▶ Data shown
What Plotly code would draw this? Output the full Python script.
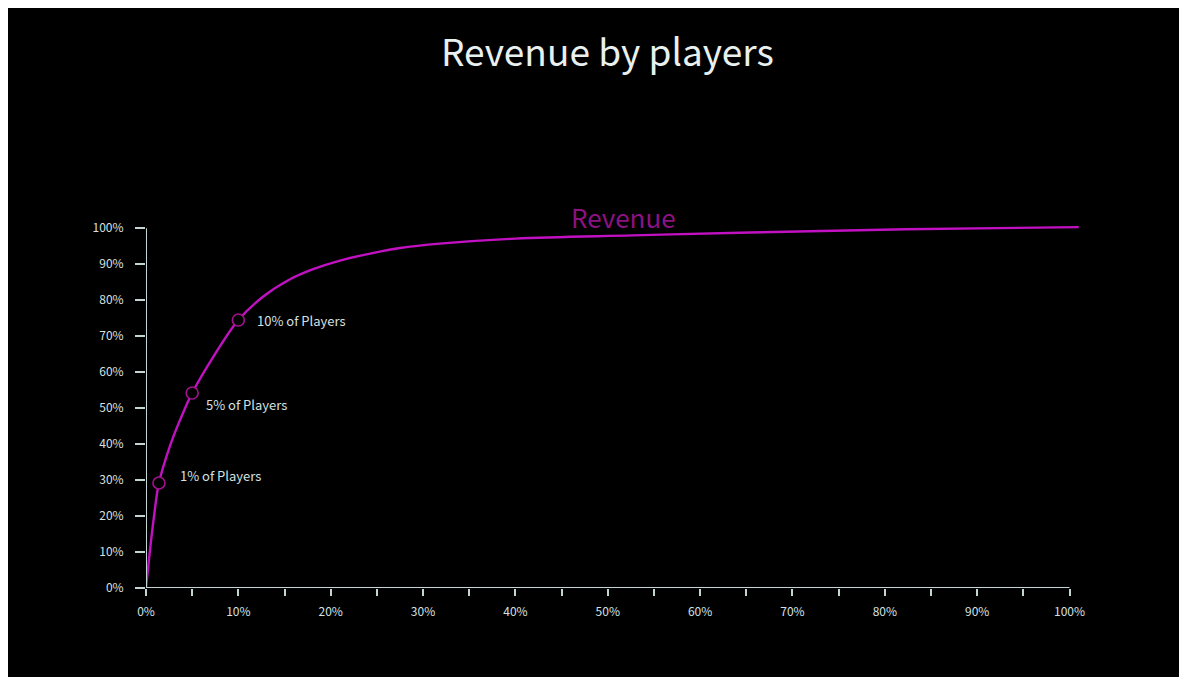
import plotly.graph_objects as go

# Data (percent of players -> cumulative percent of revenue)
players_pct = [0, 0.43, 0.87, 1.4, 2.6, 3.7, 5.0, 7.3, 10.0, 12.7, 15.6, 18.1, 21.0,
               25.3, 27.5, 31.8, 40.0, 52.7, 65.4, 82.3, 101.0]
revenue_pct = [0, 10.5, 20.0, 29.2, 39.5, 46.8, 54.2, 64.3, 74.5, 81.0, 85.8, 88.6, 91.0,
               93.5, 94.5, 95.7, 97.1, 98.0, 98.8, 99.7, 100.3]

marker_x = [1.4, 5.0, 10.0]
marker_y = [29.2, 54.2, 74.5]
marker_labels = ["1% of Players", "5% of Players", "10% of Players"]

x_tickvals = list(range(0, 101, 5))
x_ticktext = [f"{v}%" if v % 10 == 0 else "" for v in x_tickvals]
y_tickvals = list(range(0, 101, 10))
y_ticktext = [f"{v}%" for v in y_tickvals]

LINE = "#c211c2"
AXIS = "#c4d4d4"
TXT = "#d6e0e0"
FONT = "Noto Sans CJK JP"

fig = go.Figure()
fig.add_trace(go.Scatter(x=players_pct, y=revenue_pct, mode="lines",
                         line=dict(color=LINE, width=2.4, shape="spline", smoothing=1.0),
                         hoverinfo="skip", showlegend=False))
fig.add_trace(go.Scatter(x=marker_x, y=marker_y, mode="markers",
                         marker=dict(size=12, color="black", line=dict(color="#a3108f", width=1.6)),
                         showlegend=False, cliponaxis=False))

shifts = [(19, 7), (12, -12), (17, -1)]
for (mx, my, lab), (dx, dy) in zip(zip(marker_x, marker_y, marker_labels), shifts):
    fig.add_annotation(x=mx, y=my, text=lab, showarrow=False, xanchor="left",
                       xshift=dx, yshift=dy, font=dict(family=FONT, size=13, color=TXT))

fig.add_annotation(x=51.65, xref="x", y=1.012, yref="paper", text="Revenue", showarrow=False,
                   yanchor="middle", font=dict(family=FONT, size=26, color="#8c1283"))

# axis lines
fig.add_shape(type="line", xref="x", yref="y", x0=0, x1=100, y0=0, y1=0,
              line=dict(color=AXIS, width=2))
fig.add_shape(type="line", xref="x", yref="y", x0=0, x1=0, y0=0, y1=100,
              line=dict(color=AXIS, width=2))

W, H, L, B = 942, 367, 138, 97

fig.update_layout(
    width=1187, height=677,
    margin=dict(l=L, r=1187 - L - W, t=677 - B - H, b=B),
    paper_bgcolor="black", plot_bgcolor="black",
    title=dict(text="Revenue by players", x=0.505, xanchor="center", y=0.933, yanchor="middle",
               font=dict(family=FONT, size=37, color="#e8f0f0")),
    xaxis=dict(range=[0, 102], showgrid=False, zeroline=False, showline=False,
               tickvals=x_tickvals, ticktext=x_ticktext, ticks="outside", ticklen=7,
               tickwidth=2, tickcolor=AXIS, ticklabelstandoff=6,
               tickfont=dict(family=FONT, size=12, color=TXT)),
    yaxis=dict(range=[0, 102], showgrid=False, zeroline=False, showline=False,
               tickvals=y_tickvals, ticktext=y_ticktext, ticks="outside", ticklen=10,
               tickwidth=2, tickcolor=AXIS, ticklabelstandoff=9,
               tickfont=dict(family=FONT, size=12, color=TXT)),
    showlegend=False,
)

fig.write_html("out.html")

▶ Problem statement
Produce an exact copy of each line of data, skipping embedded images.

▶ Answer in full
What Plotly code would draw this? Output the full Python script.
import plotly.graph_objects as go

# Data (percent of players -> cumulative percent of revenue)
players_pct = [0, 0.43, 0.87, 1.4, 2.6, 3.7, 5.0, 7.3, 10.0, 12.7, 15.6, 18.1, 21.0,
               25.3, 27.5, 31.8, 40.0, 52.7, 65.4, 82.3, 101.0]
revenue_pct = [0, 10.5, 20.0, 29.2, 39.5, 46.8, 54.2, 64.3, 74.5, 81.0, 85.8, 88.6, 91.0,
               93.5, 94.5, 95.7, 97.1, 98.0, 98.8, 99.7, 100.3]

marker_x = [1.4, 5.0, 10.0]
marker_y = [29.2, 54.2, 74.5]
marker_labels = ["1% of Players", "5% of Players", "10% of Players"]

x_tickvals = list(range(0, 101, 5))
x_ticktext = [f"{v}%" if v % 10 == 0 else "" for v in x_tickvals]
y_tickvals = list(range(0, 101, 10))
y_ticktext = [f"{v}%" for v in y_tickvals]

LINE = "#c211c2"
AXIS = "#c4d4d4"
TXT = "#d6e0e0"
FONT = "Noto Sans CJK JP"

fig = go.Figure()
fig.add_trace(go.Scatter(x=players_pct, y=revenue_pct, mode="lines",
                         line=dict(color=LINE, width=2.4, shape="spline", smoothing=1.0),
                         hoverinfo="skip", showlegend=False))
fig.add_trace(go.Scatter(x=marker_x, y=marker_y, mode="markers",
                         marker=dict(size=12, color="black", line=dict(color="#a3108f", width=1.6)),
                         showlegend=False, cliponaxis=False))

shifts = [(19, 7), (12, -12), (17, -1)]
for (mx, my, lab), (dx, dy) in zip(zip(marker_x, marker_y, marker_labels), shifts):
    fig.add_annotation(x=mx, y=my, text=lab, showarrow=False, xanchor="left",
                       xshift=dx, yshift=dy, font=dict(family=FONT, size=13, color=TXT))

fig.add_annotation(x=51.65, xref="x", y=1.012, yref="paper", text="Revenue", showarrow=False,
                   yanchor="middle", font=dict(family=FONT, size=26, color="#8c1283"))

# axis lines
fig.add_shape(type="line", xref="x", yref="y", x0=0, x1=100, y0=0, y1=0,
              line=dict(color=AXIS, width=2))
fig.add_shape(type="line", xref="x", yref="y", x0=0, x1=0, y0=0, y1=100,
              line=dict(color=AXIS, width=2))

W, H, L, B = 942, 367, 138, 97

fig.update_layout(
    width=1187, height=677,
    margin=dict(l=L, r=1187 - L - W, t=677 - B - H, b=B),
    paper_bgcolor="black", plot_bgcolor="black",
    title=dict(text="Revenue by players", x=0.505, xanchor="center", y=0.933, yanchor="middle",
               font=dict(family=FONT, size=37, color="#e8f0f0")),
    xaxis=dict(range=[0, 102], showgrid=False, zeroline=False, showline=False,
               tickvals=x_tickvals, ticktext=x_ticktext, ticks="outside", ticklen=7,
               tickwidth=2, tickcolor=AXIS, ticklabelstandoff=6,
               tickfont=dict(family=FONT, size=12, color=TXT)),
    yaxis=dict(range=[0, 102], showgrid=False, zeroline=False, showline=False,
               tickvals=y_tickvals, ticktext=y_ticktext, ticks="outside", ticklen=10,
               tickwidth=2, tickcolor=AXIS, ticklabelstandoff=9,
               tickfont=dict(family=FONT, size=12, color=TXT)),
    showlegend=False,
)

fig.write_html("out.html")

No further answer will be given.